Earlier today I approached the edge of a wooded area on foot and saw a fox, who was clearly surprised to see me. It turned tail and headed back into the woods a bit, then stopped, stood still, and looked at me. I just looked back, happy to see it, and trying to send “I come in peace” vibes. In this suburban area, foxes are not a wildly uncommon sight, but infrequent enough that I consider a sighting special. Plus, um, they don’t bother me or other people so far as I know – nobody is raising chickens or other livestock around here for them to attack and so forth – so I don’t have any reason to take issue with them.
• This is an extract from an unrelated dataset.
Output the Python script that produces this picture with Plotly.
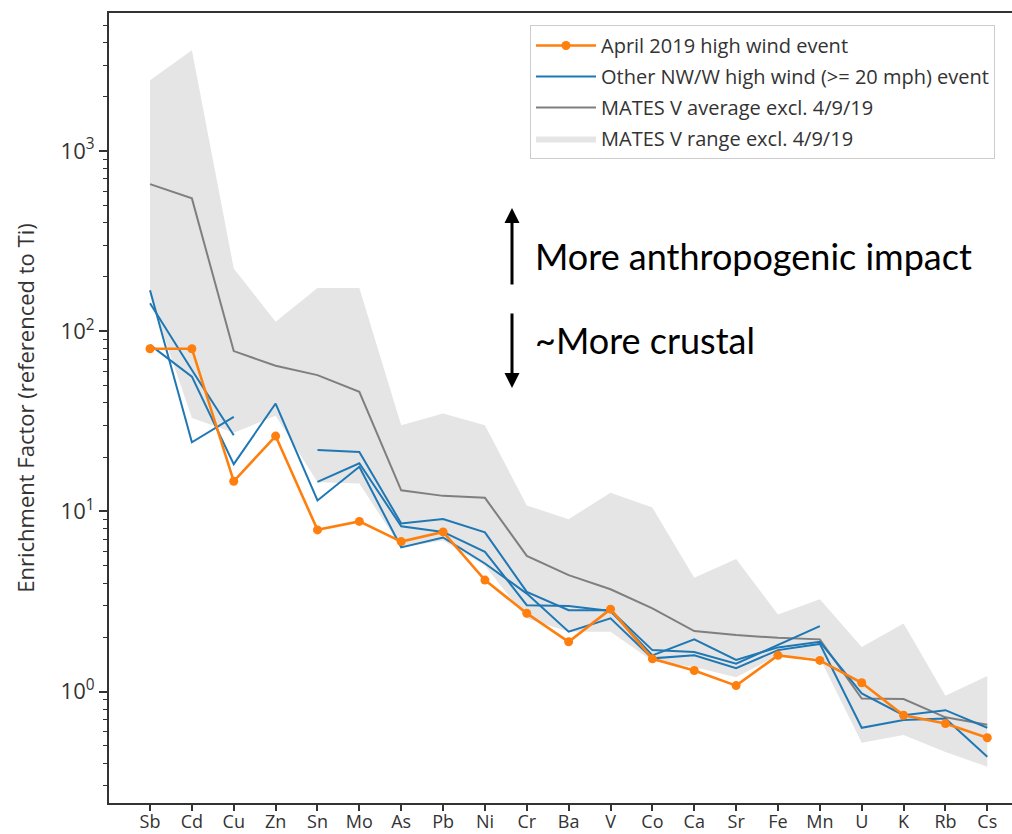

The fox appeared to be an adult, in good health, not limping, bleeding, or frothing at the mouth. I mention all that because what the fox did next was very unusual in my estimation. It looked away from me, initially, nosing some low-lying vegetation and then trotted a bit further into the woods and lay down. I mean it curled up they way they do on TV! (TV is my reference point for fox and most wildlife behavior. I’ve only ever seen real-life foxes running away; that’s what they typically do when they see me or other humans to the best of my knowledge.) I couldn’t help it; although I’d been silent till that point, when the fox curled up on the ground, I automatically said, “Awww.” Mind you, it was still maintaining eye contact, but that comfort level it had, both surprised and pleased me.
In time I went on about my business nearby and when I looked again for it, the fox was trotting to a little hill where it looked back at me. We made eye contact again for a moment and then went our separate ways.